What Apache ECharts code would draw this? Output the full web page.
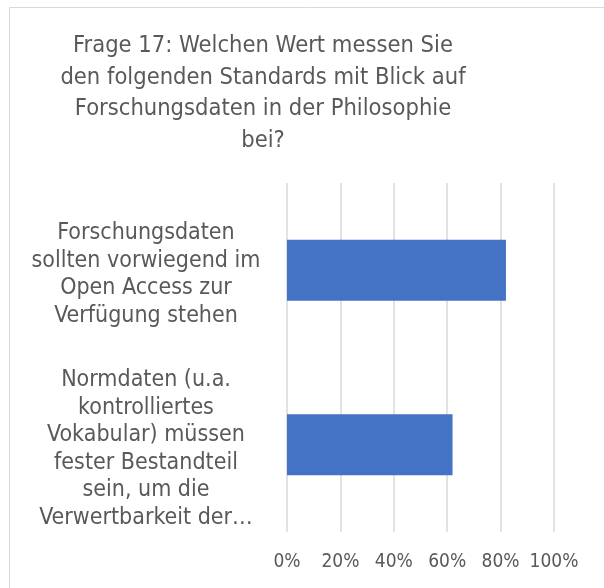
<!DOCTYPE html>
<html>
<head>
<meta charset="utf-8">
<script src="https://cdn.jsdelivr.net/npm/echarts@6/dist/echarts.min.js"></script>
<style>
  html, body { margin: 0; padding: 0; background: #fff; }
  #box { width: 604px; height: 588px; }
</style>
</head>
<body>
<div id="box"></div>
<script>
// data
var titleText = 'Frage 17: Welchen Wert messen Sie\nden folgenden Standards mit Blick auf\nForschungsdaten in der Philosophie\nbei?';
var categories = [
    'Forschungsdaten\nsollten vorwiegend im\nOpen Access zur\nVerfügung stehen',
    'Normdaten (u.a.\nkontrolliertes\nVokabular) müssen\nfester Bestandteil\nsein, um die\nVerwertbarkeit der…'
];
var values = [82, 62];
var xTicks = [0, 20, 40, 60, 80, 100];

var font = '"DejaVu Sans Condensed", "DejaVu Sans", sans-serif';

window.onload = function () {
    var charts = echarts.init(document.getElementById('box'));

    var option = {
        animation: false,
        graphic: [
            {
                type: 'rect',
                shape: { x: 9.5, y: 7.5, width: 700, height: 700 },
                style: { fill: 'none', stroke: '#d9d9d9', lineWidth: 1 }
            },
            {
                type: 'text',
                x: 263,
                y: 30,
                style: {
                    text: titleText,
                    textAlign: 'center',
                    fill: '#595959',
                    font: '23.5px ' + font,
                    lineHeight: 31.7
                }
            }
        ],
        grid: {
            left: 287,
            right: 50,
            top: 183,
            bottom: 56
        },
        xAxis: {
            type: 'value',
            min: xTicks[0],
            max: xTicks[xTicks.length - 1],
            interval: 20,
            axisLine: { show: false },
            axisTick: { show: false },
            splitLine: { lineStyle: { color: '#d9d9d9', width: 1.5 } },
            axisLabel: {
                formatter: '{value}%',
                color: '#595959',
                fontSize: 19,
                fontFamily: font,
                margin: 21
            }
        },
        yAxis: {
            type: 'category',
            inverse: true,
            data: categories,
            axisLine: { show: false },
            axisTick: { show: false },
            axisLabel: {
                align: 'center',
                margin: 141,
                color: '#595959',
                fontSize: 23,
                fontFamily: font,
                lineHeight: 27.5,
                // kleine Leerzeile oben, schiebt den Block etwas nach unten
                formatter: function (v) {
                    return '{s| }\n' + v;
                },
                rich: {
                    s: { fontSize: 1, lineHeight: 9 }
                }
            }
        },
        series: [
            {
                type: 'bar',
                data: values,
                barCategoryGap: '65%',
                itemStyle: { color: '#4472c4' }
            }
        ]
    };

    charts.setOption(option);
};
</script>
</body>
</html>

------

Leave out any pictures, please, and quote only the lines from the top of the data through the line that contains "var xTicks = [0, 20, 40, 60, 80, 100];".

What Apache ECharts code would draw this? Output the full web page.
<!DOCTYPE html>
<html>
<head>
<meta charset="utf-8">
<script src="https://cdn.jsdelivr.net/npm/echarts@6/dist/echarts.min.js"></script>
<style>
  html, body { margin: 0; padding: 0; background: #fff; }
  #box { width: 604px; height: 588px; }
</style>
</head>
<body>
<div id="box"></div>
<script>
// data
var titleText = 'Frage 17: Welchen Wert messen Sie\nden folgenden Standards mit Blick auf\nForschungsdaten in der Philosophie\nbei?';
var categories = [
    'Forschungsdaten\nsollten vorwiegend im\nOpen Access zur\nVerfügung stehen',
    'Normdaten (u.a.\nkontrolliertes\nVokabular) müssen\nfester Bestandteil\nsein, um die\nVerwertbarkeit der…'
];
var values = [82, 62];
var xTicks = [0, 20, 40, 60, 80, 100];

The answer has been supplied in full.